** begin **

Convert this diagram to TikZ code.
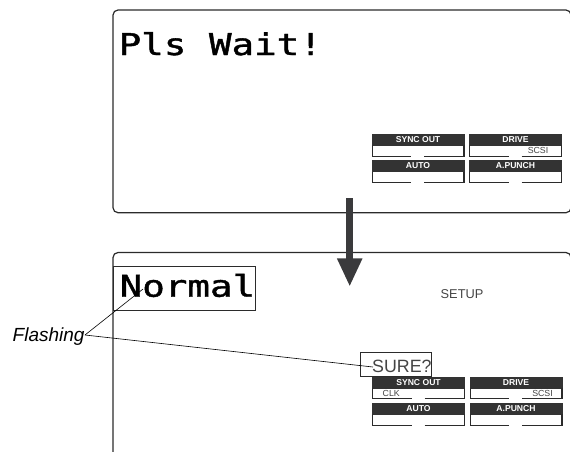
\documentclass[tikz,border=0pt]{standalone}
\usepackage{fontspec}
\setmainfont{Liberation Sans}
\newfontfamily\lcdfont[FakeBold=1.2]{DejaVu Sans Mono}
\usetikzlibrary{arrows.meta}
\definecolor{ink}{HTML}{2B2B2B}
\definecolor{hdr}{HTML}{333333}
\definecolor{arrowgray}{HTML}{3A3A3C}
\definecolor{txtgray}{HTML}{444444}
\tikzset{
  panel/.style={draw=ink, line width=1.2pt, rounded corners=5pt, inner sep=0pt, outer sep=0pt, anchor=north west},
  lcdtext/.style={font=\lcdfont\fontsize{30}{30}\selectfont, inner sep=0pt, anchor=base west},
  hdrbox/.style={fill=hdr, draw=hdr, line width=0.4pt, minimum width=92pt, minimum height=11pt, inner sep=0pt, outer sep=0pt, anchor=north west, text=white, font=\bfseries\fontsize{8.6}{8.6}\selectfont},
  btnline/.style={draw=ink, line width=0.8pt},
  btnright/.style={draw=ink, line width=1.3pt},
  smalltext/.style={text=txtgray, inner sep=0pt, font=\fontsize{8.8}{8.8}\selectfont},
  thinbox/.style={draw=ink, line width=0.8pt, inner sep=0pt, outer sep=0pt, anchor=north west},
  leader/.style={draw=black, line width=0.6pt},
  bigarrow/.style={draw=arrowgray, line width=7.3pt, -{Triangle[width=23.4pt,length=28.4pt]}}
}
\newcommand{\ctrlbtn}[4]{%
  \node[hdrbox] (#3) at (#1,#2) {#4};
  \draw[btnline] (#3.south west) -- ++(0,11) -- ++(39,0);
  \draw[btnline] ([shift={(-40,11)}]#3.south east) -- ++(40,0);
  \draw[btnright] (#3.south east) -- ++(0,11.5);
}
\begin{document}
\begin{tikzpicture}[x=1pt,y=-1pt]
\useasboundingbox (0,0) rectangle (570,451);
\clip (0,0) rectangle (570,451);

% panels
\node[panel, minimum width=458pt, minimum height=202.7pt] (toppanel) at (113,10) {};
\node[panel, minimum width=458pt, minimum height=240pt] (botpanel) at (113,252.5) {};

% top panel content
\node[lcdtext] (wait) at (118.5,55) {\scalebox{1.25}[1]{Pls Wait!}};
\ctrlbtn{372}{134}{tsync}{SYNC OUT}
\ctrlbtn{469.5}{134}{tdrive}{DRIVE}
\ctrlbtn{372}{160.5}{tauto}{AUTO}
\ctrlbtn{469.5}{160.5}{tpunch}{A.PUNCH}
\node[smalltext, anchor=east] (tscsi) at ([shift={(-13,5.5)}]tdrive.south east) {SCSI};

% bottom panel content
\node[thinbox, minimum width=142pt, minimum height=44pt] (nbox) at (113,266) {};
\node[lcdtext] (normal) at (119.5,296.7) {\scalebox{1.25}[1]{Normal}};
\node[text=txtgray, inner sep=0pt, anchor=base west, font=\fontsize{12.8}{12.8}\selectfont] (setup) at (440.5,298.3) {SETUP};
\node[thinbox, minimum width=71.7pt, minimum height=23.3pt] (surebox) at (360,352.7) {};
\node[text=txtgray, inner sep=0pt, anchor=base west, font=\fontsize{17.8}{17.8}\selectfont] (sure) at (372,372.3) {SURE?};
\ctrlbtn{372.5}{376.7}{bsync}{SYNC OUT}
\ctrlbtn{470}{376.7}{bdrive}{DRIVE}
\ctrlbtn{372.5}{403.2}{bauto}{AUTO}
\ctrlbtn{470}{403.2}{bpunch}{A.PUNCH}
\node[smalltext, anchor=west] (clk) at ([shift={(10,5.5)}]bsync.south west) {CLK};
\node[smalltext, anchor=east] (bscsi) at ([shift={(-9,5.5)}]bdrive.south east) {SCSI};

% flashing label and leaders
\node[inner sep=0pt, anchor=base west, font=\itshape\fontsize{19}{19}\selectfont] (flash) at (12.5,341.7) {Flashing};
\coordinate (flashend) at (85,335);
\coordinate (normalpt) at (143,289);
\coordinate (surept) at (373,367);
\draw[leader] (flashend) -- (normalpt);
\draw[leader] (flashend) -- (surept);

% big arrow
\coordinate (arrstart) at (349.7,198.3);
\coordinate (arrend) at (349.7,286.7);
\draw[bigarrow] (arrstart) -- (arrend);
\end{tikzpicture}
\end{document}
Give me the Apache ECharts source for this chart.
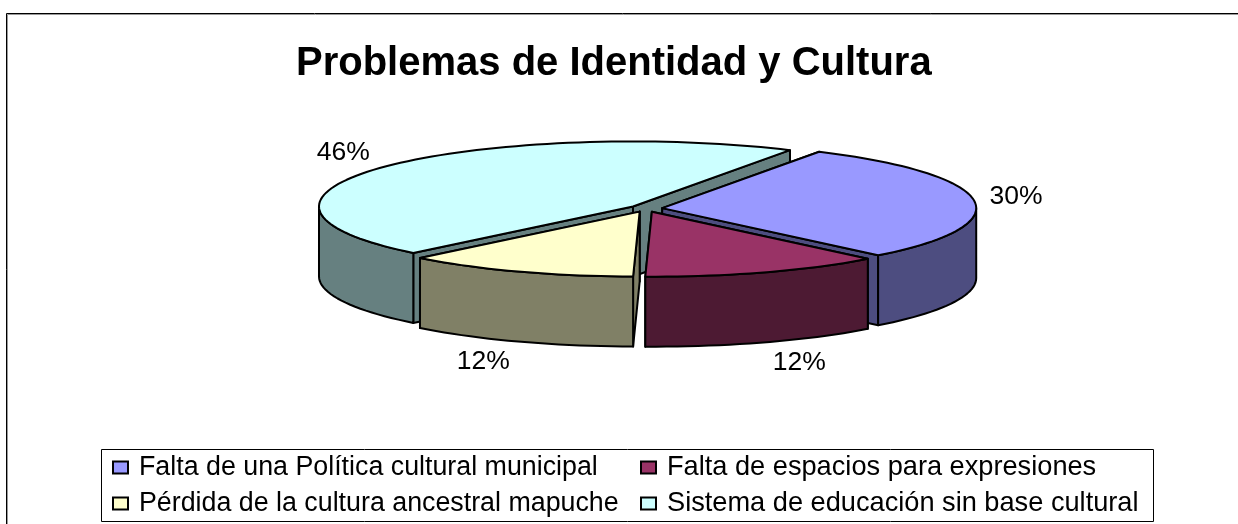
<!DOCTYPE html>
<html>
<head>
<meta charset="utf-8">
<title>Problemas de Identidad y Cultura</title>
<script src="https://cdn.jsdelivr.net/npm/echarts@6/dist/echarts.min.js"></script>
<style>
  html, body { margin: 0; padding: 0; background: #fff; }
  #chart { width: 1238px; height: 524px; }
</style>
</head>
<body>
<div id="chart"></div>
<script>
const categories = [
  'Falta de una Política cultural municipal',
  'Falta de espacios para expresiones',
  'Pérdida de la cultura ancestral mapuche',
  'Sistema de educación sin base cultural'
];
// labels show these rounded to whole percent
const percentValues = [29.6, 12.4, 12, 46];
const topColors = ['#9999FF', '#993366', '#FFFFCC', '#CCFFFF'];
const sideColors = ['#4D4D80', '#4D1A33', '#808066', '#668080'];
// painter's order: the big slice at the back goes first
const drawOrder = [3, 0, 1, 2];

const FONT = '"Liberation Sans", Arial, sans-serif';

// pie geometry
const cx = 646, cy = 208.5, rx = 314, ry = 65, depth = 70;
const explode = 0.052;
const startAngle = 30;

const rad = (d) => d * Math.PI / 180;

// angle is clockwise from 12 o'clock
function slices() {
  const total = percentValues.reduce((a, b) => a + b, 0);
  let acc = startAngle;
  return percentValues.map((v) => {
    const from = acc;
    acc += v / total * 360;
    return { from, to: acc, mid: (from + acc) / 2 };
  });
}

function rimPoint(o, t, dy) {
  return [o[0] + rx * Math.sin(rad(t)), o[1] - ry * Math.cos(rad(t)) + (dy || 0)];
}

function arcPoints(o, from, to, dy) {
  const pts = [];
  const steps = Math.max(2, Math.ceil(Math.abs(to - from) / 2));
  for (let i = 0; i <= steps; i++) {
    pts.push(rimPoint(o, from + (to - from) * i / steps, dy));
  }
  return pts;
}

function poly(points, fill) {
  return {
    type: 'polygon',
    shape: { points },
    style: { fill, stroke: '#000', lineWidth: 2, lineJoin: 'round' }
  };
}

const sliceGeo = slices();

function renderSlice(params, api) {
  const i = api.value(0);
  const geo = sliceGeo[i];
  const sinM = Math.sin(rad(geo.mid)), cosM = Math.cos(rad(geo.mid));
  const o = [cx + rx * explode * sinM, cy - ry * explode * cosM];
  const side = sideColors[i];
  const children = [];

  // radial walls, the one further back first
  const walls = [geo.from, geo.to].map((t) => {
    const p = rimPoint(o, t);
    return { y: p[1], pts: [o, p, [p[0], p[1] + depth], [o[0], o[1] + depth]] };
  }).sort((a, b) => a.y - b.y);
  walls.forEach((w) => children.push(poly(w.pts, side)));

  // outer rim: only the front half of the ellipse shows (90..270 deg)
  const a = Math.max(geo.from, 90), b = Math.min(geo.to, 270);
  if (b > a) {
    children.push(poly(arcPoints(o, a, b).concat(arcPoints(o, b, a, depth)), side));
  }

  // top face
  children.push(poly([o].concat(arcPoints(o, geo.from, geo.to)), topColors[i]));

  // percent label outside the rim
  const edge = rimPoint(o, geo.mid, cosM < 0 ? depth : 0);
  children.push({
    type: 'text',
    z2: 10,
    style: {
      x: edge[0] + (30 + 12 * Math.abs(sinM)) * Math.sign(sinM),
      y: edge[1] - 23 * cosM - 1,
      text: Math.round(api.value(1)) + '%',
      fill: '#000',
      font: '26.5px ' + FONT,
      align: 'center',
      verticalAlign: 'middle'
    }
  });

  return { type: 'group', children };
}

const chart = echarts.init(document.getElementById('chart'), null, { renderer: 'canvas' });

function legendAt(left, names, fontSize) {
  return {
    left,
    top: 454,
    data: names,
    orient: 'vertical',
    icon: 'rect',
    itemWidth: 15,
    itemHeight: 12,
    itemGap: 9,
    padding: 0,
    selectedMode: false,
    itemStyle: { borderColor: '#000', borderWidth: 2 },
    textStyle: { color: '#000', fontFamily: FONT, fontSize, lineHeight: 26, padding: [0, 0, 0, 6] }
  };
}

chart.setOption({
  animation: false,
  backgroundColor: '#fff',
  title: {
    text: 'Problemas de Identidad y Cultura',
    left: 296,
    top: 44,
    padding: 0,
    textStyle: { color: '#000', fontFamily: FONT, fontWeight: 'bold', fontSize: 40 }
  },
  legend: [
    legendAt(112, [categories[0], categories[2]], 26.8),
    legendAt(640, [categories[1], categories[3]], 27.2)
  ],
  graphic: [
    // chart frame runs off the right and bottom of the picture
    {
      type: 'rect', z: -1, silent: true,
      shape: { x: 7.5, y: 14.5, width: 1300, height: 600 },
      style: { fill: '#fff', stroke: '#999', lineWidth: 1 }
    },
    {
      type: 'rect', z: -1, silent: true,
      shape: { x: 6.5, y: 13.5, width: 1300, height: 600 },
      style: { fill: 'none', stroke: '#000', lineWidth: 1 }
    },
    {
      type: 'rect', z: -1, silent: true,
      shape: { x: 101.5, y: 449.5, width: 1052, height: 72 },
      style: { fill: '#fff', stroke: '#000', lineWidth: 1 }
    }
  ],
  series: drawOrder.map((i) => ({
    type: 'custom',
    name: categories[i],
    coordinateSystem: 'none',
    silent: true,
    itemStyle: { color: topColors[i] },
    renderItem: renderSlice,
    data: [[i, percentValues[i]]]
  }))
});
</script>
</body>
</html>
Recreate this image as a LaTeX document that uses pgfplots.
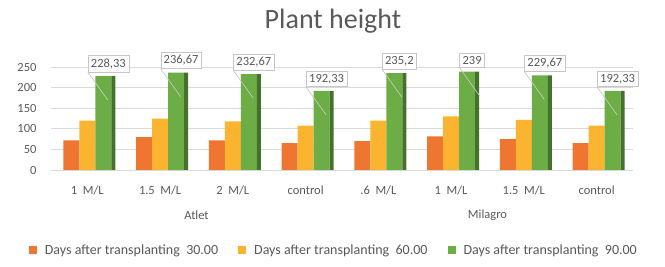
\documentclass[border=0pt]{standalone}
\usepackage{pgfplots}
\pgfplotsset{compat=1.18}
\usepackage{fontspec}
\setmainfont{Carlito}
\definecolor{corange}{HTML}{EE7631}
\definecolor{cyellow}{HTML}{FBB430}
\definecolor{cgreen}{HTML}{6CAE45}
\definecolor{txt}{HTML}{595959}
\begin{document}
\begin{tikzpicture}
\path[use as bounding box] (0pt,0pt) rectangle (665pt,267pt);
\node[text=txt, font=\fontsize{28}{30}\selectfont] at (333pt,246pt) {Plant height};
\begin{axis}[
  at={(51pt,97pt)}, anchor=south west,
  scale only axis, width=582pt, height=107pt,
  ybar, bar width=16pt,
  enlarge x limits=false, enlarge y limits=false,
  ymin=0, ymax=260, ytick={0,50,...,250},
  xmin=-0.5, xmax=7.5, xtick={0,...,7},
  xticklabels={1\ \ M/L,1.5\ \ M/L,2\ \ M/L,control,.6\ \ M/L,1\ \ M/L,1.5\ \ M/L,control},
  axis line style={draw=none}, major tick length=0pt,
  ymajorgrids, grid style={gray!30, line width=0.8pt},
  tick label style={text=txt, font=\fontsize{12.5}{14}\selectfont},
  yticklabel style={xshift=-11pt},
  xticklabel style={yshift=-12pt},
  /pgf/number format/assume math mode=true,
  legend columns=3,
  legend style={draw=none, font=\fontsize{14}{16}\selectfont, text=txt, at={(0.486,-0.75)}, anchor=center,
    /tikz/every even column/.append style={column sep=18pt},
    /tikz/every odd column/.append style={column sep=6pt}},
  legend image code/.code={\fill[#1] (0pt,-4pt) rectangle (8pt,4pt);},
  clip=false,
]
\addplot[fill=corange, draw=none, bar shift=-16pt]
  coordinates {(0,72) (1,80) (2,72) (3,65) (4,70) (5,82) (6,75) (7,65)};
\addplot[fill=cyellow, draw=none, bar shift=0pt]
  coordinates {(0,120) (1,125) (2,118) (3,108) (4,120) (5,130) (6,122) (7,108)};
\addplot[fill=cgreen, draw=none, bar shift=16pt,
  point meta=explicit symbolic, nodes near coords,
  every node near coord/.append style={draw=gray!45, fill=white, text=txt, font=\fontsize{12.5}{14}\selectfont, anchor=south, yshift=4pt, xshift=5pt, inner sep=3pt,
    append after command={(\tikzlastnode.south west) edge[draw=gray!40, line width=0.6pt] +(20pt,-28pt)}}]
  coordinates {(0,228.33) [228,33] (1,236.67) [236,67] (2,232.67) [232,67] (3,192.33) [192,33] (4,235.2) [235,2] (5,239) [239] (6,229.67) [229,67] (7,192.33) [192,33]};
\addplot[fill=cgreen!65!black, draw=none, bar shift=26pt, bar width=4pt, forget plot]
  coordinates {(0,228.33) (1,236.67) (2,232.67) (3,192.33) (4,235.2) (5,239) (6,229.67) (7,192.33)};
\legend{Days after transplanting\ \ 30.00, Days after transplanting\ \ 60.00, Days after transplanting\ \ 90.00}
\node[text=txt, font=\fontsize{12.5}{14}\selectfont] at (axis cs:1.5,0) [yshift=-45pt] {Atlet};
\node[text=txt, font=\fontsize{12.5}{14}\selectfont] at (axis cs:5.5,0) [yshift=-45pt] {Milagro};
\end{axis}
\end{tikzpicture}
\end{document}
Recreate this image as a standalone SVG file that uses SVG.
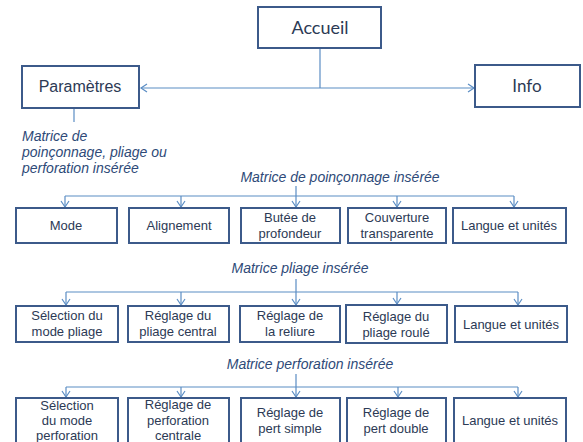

** end **

* Given instruction:
Search the data for "standalone". Copy every matching line.

* The response:
\documentclass[tikz,border=0pt]{standalone}
\documentclass[border=0pt]{standalone}
Recreate this image as a standalone SVG file that uses SVG.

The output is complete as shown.